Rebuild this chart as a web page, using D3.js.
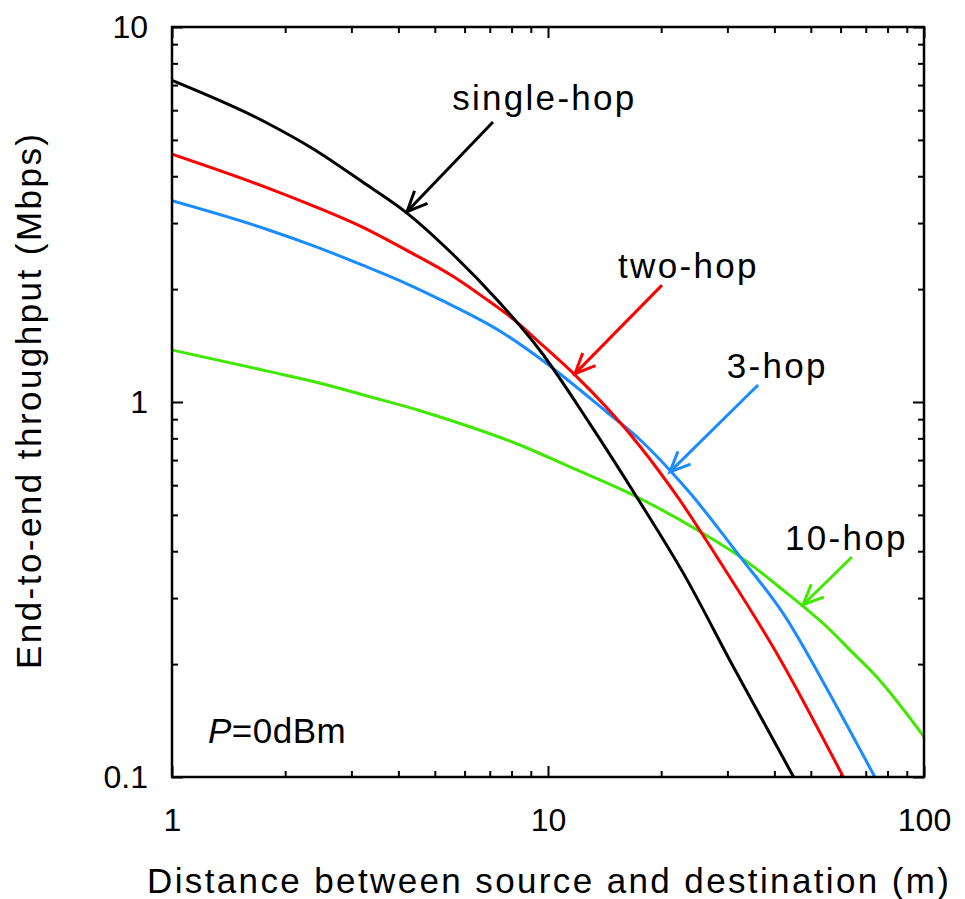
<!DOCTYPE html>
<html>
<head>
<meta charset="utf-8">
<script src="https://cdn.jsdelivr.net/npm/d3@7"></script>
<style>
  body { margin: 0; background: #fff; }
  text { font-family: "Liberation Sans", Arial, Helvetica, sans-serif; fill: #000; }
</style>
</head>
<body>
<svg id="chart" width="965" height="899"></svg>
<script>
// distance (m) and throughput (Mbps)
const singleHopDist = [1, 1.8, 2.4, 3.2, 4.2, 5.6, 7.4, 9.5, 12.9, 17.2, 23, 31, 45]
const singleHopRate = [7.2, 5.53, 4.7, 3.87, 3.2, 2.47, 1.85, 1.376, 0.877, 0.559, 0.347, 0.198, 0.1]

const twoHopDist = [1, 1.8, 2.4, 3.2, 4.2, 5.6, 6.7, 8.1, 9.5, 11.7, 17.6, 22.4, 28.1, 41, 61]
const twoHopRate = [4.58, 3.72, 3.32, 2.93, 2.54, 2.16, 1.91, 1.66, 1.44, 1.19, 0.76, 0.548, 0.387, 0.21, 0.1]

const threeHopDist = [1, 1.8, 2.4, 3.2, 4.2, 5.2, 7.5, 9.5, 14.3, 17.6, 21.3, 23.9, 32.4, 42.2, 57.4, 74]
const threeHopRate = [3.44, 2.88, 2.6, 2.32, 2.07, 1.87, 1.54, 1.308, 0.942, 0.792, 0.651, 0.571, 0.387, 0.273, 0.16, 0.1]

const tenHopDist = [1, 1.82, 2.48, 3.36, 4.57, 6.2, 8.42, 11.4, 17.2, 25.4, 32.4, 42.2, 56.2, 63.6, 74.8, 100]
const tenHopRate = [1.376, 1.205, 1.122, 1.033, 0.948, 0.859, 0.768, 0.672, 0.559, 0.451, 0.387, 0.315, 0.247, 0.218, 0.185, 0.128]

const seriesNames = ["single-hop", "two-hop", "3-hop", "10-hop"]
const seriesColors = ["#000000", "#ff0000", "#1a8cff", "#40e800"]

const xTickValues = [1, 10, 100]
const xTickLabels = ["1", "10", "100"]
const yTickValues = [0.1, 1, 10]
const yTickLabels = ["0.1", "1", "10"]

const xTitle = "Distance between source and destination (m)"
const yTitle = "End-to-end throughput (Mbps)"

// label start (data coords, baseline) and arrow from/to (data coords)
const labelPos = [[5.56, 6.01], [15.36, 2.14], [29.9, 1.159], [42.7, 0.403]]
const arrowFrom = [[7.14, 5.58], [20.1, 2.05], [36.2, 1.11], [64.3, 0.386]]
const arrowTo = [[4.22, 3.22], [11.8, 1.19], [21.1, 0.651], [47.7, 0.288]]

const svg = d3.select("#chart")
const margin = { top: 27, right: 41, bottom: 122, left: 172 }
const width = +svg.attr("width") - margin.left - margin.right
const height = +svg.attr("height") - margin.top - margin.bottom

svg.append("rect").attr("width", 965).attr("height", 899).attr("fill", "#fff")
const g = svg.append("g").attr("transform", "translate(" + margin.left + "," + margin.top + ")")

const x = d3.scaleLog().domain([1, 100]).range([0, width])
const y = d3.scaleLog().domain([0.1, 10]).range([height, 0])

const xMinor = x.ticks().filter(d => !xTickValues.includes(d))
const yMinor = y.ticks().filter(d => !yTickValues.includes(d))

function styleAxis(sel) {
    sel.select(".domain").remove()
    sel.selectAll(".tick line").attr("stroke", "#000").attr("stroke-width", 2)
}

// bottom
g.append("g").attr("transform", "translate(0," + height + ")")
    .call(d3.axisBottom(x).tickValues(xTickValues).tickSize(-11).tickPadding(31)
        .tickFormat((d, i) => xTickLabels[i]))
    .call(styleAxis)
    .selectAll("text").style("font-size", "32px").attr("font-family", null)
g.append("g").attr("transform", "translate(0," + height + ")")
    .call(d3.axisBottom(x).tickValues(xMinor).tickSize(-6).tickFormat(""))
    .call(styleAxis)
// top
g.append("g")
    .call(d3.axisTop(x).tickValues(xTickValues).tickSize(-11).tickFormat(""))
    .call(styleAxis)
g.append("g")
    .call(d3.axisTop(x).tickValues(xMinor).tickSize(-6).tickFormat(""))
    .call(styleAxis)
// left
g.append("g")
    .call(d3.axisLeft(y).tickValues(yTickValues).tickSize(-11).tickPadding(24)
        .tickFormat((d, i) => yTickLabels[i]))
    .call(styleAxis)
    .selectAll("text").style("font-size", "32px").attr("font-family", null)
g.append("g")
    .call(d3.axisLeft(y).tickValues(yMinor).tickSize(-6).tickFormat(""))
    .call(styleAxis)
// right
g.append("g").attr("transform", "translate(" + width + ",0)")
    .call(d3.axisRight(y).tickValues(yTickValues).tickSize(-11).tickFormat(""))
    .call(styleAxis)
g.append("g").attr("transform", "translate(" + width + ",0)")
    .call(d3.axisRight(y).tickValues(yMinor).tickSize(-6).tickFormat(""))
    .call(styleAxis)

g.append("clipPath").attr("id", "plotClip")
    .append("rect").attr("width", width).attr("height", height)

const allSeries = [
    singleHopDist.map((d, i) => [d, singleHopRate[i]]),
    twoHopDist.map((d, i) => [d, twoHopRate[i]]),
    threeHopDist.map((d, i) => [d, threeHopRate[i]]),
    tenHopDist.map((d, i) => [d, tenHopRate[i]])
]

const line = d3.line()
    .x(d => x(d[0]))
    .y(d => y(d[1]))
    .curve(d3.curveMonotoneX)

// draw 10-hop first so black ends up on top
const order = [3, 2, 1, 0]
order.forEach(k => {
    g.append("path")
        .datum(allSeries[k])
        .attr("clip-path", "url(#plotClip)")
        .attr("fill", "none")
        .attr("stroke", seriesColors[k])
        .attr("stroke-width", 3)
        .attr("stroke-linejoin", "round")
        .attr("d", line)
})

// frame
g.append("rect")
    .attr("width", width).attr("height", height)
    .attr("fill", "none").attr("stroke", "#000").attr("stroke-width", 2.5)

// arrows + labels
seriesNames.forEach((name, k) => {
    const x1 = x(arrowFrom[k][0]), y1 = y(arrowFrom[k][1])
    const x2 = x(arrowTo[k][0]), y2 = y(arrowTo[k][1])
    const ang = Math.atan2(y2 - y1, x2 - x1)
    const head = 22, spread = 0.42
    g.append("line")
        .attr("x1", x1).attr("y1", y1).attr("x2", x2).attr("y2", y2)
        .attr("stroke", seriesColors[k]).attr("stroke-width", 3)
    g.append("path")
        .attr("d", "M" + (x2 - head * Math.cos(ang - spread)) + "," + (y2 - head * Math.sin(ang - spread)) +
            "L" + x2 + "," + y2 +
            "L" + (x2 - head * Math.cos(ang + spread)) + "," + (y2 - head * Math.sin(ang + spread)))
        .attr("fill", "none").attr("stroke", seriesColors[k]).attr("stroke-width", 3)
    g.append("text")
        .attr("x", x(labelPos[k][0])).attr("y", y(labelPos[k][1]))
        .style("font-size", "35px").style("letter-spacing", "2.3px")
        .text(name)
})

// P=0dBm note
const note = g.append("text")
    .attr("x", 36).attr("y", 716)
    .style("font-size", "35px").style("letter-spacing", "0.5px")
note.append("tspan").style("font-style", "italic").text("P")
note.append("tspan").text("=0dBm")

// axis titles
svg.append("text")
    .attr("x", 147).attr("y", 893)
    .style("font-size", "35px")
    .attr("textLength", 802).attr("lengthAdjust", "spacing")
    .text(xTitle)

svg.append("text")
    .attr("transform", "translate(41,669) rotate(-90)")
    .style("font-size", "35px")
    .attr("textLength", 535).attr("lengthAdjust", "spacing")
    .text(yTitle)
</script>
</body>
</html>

> [Description of the task]
Repeat, exactly and in full, each line from the start of the data to the line that contains "0.651], [47.7, 0.288]]". Pictures do not go in.

> [Result for this exercise]
Rebuild this chart as a web page, using D3.js.
<!DOCTYPE html>
<html>
<head>
<meta charset="utf-8">
<script src="https://cdn.jsdelivr.net/npm/d3@7"></script>
<style>
  body { margin: 0; background: #fff; }
  text { font-family: "Liberation Sans", Arial, Helvetica, sans-serif; fill: #000; }
</style>
</head>
<body>
<svg id="chart" width="965" height="899"></svg>
<script>
// distance (m) and throughput (Mbps)
const singleHopDist = [1, 1.8, 2.4, 3.2, 4.2, 5.6, 7.4, 9.5, 12.9, 17.2, 23, 31, 45]
const singleHopRate = [7.2, 5.53, 4.7, 3.87, 3.2, 2.47, 1.85, 1.376, 0.877, 0.559, 0.347, 0.198, 0.1]

const twoHopDist = [1, 1.8, 2.4, 3.2, 4.2, 5.6, 6.7, 8.1, 9.5, 11.7, 17.6, 22.4, 28.1, 41, 61]
const twoHopRate = [4.58, 3.72, 3.32, 2.93, 2.54, 2.16, 1.91, 1.66, 1.44, 1.19, 0.76, 0.548, 0.387, 0.21, 0.1]

const threeHopDist = [1, 1.8, 2.4, 3.2, 4.2, 5.2, 7.5, 9.5, 14.3, 17.6, 21.3, 23.9, 32.4, 42.2, 57.4, 74]
const threeHopRate = [3.44, 2.88, 2.6, 2.32, 2.07, 1.87, 1.54, 1.308, 0.942, 0.792, 0.651, 0.571, 0.387, 0.273, 0.16, 0.1]

const tenHopDist = [1, 1.82, 2.48, 3.36, 4.57, 6.2, 8.42, 11.4, 17.2, 25.4, 32.4, 42.2, 56.2, 63.6, 74.8, 100]
const tenHopRate = [1.376, 1.205, 1.122, 1.033, 0.948, 0.859, 0.768, 0.672, 0.559, 0.451, 0.387, 0.315, 0.247, 0.218, 0.185, 0.128]

const seriesNames = ["single-hop", "two-hop", "3-hop", "10-hop"]
const seriesColors = ["#000000", "#ff0000", "#1a8cff", "#40e800"]

const xTickValues = [1, 10, 100]
const xTickLabels = ["1", "10", "100"]
const yTickValues = [0.1, 1, 10]
const yTickLabels = ["0.1", "1", "10"]

const xTitle = "Distance between source and destination (m)"
const yTitle = "End-to-end throughput (Mbps)"

// label start (data coords, baseline) and arrow from/to (data coords)
const labelPos = [[5.56, 6.01], [15.36, 2.14], [29.9, 1.159], [42.7, 0.403]]
const arrowFrom = [[7.14, 5.58], [20.1, 2.05], [36.2, 1.11], [64.3, 0.386]]
const arrowTo = [[4.22, 3.22], [11.8, 1.19], [21.1, 0.651], [47.7, 0.288]]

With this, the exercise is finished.